Omit every picture, and retype the lines that run from the beginning of the data below through the line containing "(0,1167) -- (1132,1167);", inclusive.
━━ Supplied material
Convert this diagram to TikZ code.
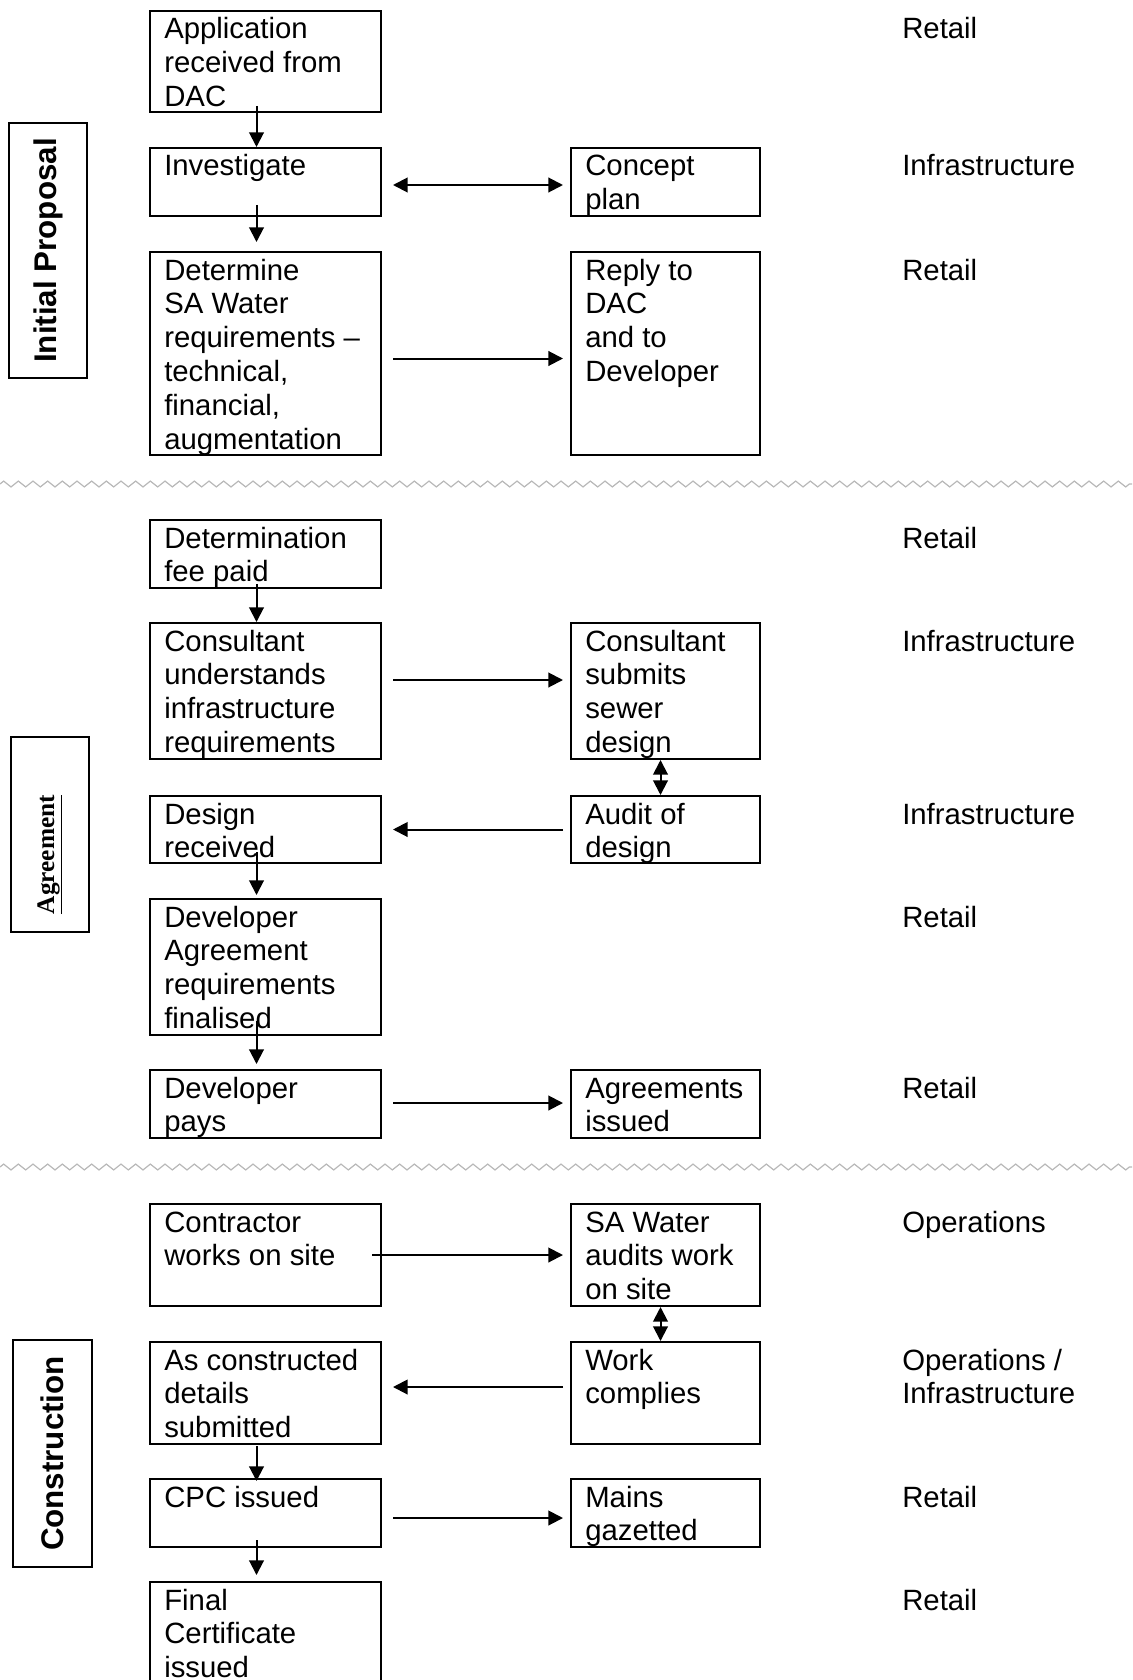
\documentclass[tikz,border=0pt]{standalone}
\usepackage{fontspec}
\setmainfont{Liberation Sans}
\newfontfamily\timesfont{Liberation Serif}
\usetikzlibrary{arrows.meta,calc,fit,decorations.pathmorphing}

% lines of a box, baseline on the first line
\newcommand{\steplines}[1]{\begin{tabular}[t]{@{}l@{}}#1\end{tabular}}

\tikzset{
  stepbox/.style={draw, line width=1.5pt, inner sep=0pt},
  steptext/.style={anchor=base west, inner sep=0pt, font=\fontsize{22}{25.4}\selectfont},
  stagebox/.style={draw, line width=1.5pt, inner sep=0pt},
  stagetext/.style={rotate=90, inner sep=0pt, font=\bfseries\fontsize{23.5}{27}\selectfont},
  flowarrow/.style={line width=1.5pt, -{Triangle[length=11pt,width=11pt]}},
  twowayarrow/.style={line width=1.5pt, {Triangle[length=11pt,width=11pt]}-{Triangle[length=11pt,width=11pt]}},
  breakline/.style={draw=black!28, line width=0.9pt, decorate, decoration={zigzag, segment length=11pt, amplitude=2.2pt}}
}

\begin{document}
\begin{tikzpicture}[x=0.75pt,y=0.75pt,yscale=-1,xscale=1]
\useasboundingbox (0,0) rectangle (1132,1680);
\clip (0,0) rectangle (1132,1680);
\coordinate (rolecol) at (902,0);

% Stage labels
\node[stagebox, fit={(9,123) (87,378)}] (initial) {};
\node[stagetext] (initialt) at (initial.center) {Initial Proposal};
\node[stagebox, fit={(11,737) (89,932)}] (agree) {};
\node[stagetext, font=\timesfont\bfseries\fontsize{19}{22}\selectfont] (agreet) at ($(agree.center)+(0,20)$) {\underline{Agreement}};
\node[stagebox, fit={(13,1340) (92,1567)}] (constr) {};
\node[stagetext] (constrt) at (constr.center) {Construction};

% Separators
\draw[breakline] (0,484) -- (1132,484);
\draw[breakline] (0,1167) -- (1132,1167);

%Shape: Rectangle -- initial proposal
\node[stepbox, fit={(150,11) (381,112)}] (app) {};
\node[stepbox, fit={(150,148) (381,216)}] (inv) {};
\node[stepbox, fit={(571,148) (760,216)}] (concept) {};
\node[stepbox, fit={(150,252) (381,455)}] (det) {};
\node[stepbox, fit={(571,252) (760,455)}] (reply) {};

%Shape: Rectangle -- agreement
\node[stepbox, fit={(150,520) (381,588)}] (fee) {};
\node[stepbox, fit={(150,623) (381,759)}] (cund) {};
\node[stepbox, fit={(571,623) (760,759)}] (csub) {};
\node[stepbox, fit={(150,796) (381,863)}] (drec) {};
\node[stepbox, fit={(571,796) (760,863)}] (audit) {};
\node[stepbox, fit={(150,899) (381,1035)}] (devag) {};
\node[stepbox, fit={(150,1070) (381,1138)}] (dpay) {};
\node[stepbox, fit={(571,1070) (760,1138)}] (agiss) {};

%Shape: Rectangle -- construction
\node[stepbox, fit={(150,1204) (381,1306)}] (contr) {};
\node[stepbox, fit={(571,1204) (760,1306)}] (saaud) {};
\node[stepbox, fit={(150,1342) (381,1444)}] (asc) {};
\node[stepbox, fit={(571,1342) (760,1444)}] (wcomp) {};
\node[stepbox, fit={(150,1479) (381,1547)}] (cpc) {};
\node[stepbox, fit={(571,1479) (760,1547)}] (mains) {};
\node[stepbox, fit={(150,1582) (381,1720)}] (final) {};

% Text Node
\node[steptext] (appt) at ($(app.north west)+(15,29)$) {\steplines{Application\\received from\\DAC}};
\node[steptext] (invt) at ($(inv.north west)+(15,29)$) {\steplines{Investigate}};
\node[steptext] (conceptt) at ($(concept.north west)+(15,29)$) {\steplines{Concept\\plan}};
\node[steptext] (dett) at ($(det.north west)+(15,29)$) {\steplines{Determine\\SA Water\\requirements –\\technical,\\financial,\\augmentation}};
\node[steptext] (replyt) at ($(reply.north west)+(15,29)$) {\steplines{Reply to\\DAC\\and to\\Developer}};
\node[steptext] (feet) at ($(fee.north west)+(15,29)$) {\steplines{Determination\\fee paid}};
\node[steptext] (cundt) at ($(cund.north west)+(15,29)$) {\steplines{Consultant\\understands\\infrastructure\\requirements}};
\node[steptext] (csubt) at ($(csub.north west)+(15,29)$) {\steplines{Consultant\\submits\\sewer\\design}};
\node[steptext] (drect) at ($(drec.north west)+(15,29)$) {\steplines{Design\\received}};
\node[steptext] (auditt) at ($(audit.north west)+(15,29)$) {\steplines{Audit of\\design}};
\node[steptext] (devagt) at ($(devag.north west)+(15,29)$) {\steplines{Developer\\Agreement\\requirements\\finalised}};
\node[steptext] (dpayt) at ($(dpay.north west)+(15,29)$) {\steplines{Developer\\pays}};
\node[steptext] (agisst) at ($(agiss.north west)+(15,29)$) {\steplines{Agreements\\issued}};
\node[steptext] (contrt) at ($(contr.north west)+(15,29)$) {\steplines{Contractor\\works on site}};
\node[steptext] (saaudt) at ($(saaud.north west)+(15,29)$) {\steplines{SA Water\\audits work\\on site}};
\node[steptext] (asct) at ($(asc.north west)+(15,29)$) {\steplines{As constructed\\details\\submitted}};
\node[steptext] (wcompt) at ($(wcomp.north west)+(15,29)$) {\steplines{Work\\complies}};
\node[steptext] (cpct) at ($(cpc.north west)+(15,29)$) {\steplines{CPC issued}};
\node[steptext] (mainst) at ($(mains.north west)+(15,29)$) {\steplines{Mains\\gazetted}};
\node[steptext] (finalt) at ($(final.north west)+(15,29)$) {\steplines{Final\\Certificate\\issued}};

% Text Node -- who does it
\node[steptext] (role1) at (appt.base -| rolecol) {Retail};
\node[steptext] (role2) at (invt.base -| rolecol) {Infrastructure};
\node[steptext] (role3) at (dett.base -| rolecol) {Retail};
\node[steptext] (role4) at (feet.base -| rolecol) {Retail};
\node[steptext] (role5) at (cundt.base -| rolecol) {Infrastructure};
\node[steptext] (role6) at (drect.base -| rolecol) {Infrastructure};
\node[steptext] (role7) at (devagt.base -| rolecol) {Retail};
\node[steptext] (role8) at (dpayt.base -| rolecol) {Retail};
\node[steptext] (role9) at (contrt.base -| rolecol) {Operations};
\node[steptext] (role10) at (asct.base -| rolecol) {\steplines{Operations /\\Infrastructure}};
\node[steptext] (role11) at (cpct.base -| rolecol) {Retail};
\node[steptext] (role12) at (finalt.base -| rolecol) {Retail};

%Straight Lines -- down the left column
\draw[flowarrow] ($(app.south)+(-9,-7)$) -- ($(inv.north)+(-9,0)$);
\draw[flowarrow] ($(inv.south)+(-9,-12)$) -- ($(det.north)+(-9,-9)$);
\draw[flowarrow] ($(fee.south)+(-9,-5)$) -- ($(cund.north)+(-9,0)$);
\draw[flowarrow] ($(drec.south)+(-9,-12)$) -- ($(devag.north)+(-9,-3)$);
\draw[flowarrow] ($(devag.south)+(-9,-15)$) -- ($(dpay.north)+(-9,-5)$);
\draw[flowarrow] ($(asc.south)+(-9,1)$) -- ($(cpc.north)+(-9,3)$);
\draw[flowarrow] ($(cpc.south)+(-9,-8)$) -- ($(final.north)+(-9,-6)$);

%Straight Lines -- across
\draw[twowayarrow] ($(inv.east)+(11,3)$) -- ($(concept.west)+(-7,3)$);
\draw[flowarrow] ($(det.east)+(11,5)$) -- ($(reply.west)+(-7,5)$);
\draw[flowarrow] ($(cund.east)+(11,-11)$) -- ($(csub.west)+(-7,-11)$);
\draw[flowarrow] ($(audit.west)+(-7,0)$) -- ($(drec.east)+(11,0)$);
\draw[flowarrow] ($(dpay.east)+(11,-1)$) -- ($(agiss.west)+(-7,-1)$);
\draw[flowarrow] ($(contr.east)+(-10,0)$) -- ($(saaud.west)+(-7,0)$);
\draw[flowarrow] ($(wcomp.west)+(-7,-6)$) -- ($(asc.east)+(11,-6)$);
\draw[flowarrow] ($(cpc.east)+(11,5)$) -- ($(mains.west)+(-7,5)$);

%Straight Lines -- right column, both ways
\draw[twowayarrow] ($(csub.south)+(-5,0)$) -- ($(audit.north)+(-5,0)$);
\draw[twowayarrow] ($(saaud.south)+(-5,0)$) -- ($(wcomp.north)+(-5,0)$);

\end{tikzpicture}
\end{document}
━━━━
**Expected answer:**
Convert this diagram to TikZ code.
\documentclass[tikz,border=0pt]{standalone}
\usepackage{fontspec}
\setmainfont{Liberation Sans}
\newfontfamily\timesfont{Liberation Serif}
\usetikzlibrary{arrows.meta,calc,fit,decorations.pathmorphing}

% lines of a box, baseline on the first line
\newcommand{\steplines}[1]{\begin{tabular}[t]{@{}l@{}}#1\end{tabular}}

\tikzset{
  stepbox/.style={draw, line width=1.5pt, inner sep=0pt},
  steptext/.style={anchor=base west, inner sep=0pt, font=\fontsize{22}{25.4}\selectfont},
  stagebox/.style={draw, line width=1.5pt, inner sep=0pt},
  stagetext/.style={rotate=90, inner sep=0pt, font=\bfseries\fontsize{23.5}{27}\selectfont},
  flowarrow/.style={line width=1.5pt, -{Triangle[length=11pt,width=11pt]}},
  twowayarrow/.style={line width=1.5pt, {Triangle[length=11pt,width=11pt]}-{Triangle[length=11pt,width=11pt]}},
  breakline/.style={draw=black!28, line width=0.9pt, decorate, decoration={zigzag, segment length=11pt, amplitude=2.2pt}}
}

\begin{document}
\begin{tikzpicture}[x=0.75pt,y=0.75pt,yscale=-1,xscale=1]
\useasboundingbox (0,0) rectangle (1132,1680);
\clip (0,0) rectangle (1132,1680);
\coordinate (rolecol) at (902,0);

% Stage labels
\node[stagebox, fit={(9,123) (87,378)}] (initial) {};
\node[stagetext] (initialt) at (initial.center) {Initial Proposal};
\node[stagebox, fit={(11,737) (89,932)}] (agree) {};
\node[stagetext, font=\timesfont\bfseries\fontsize{19}{22}\selectfont] (agreet) at ($(agree.center)+(0,20)$) {\underline{Agreement}};
\node[stagebox, fit={(13,1340) (92,1567)}] (constr) {};
\node[stagetext] (constrt) at (constr.center) {Construction};

% Separators
\draw[breakline] (0,484) -- (1132,484);
\draw[breakline] (0,1167) -- (1132,1167);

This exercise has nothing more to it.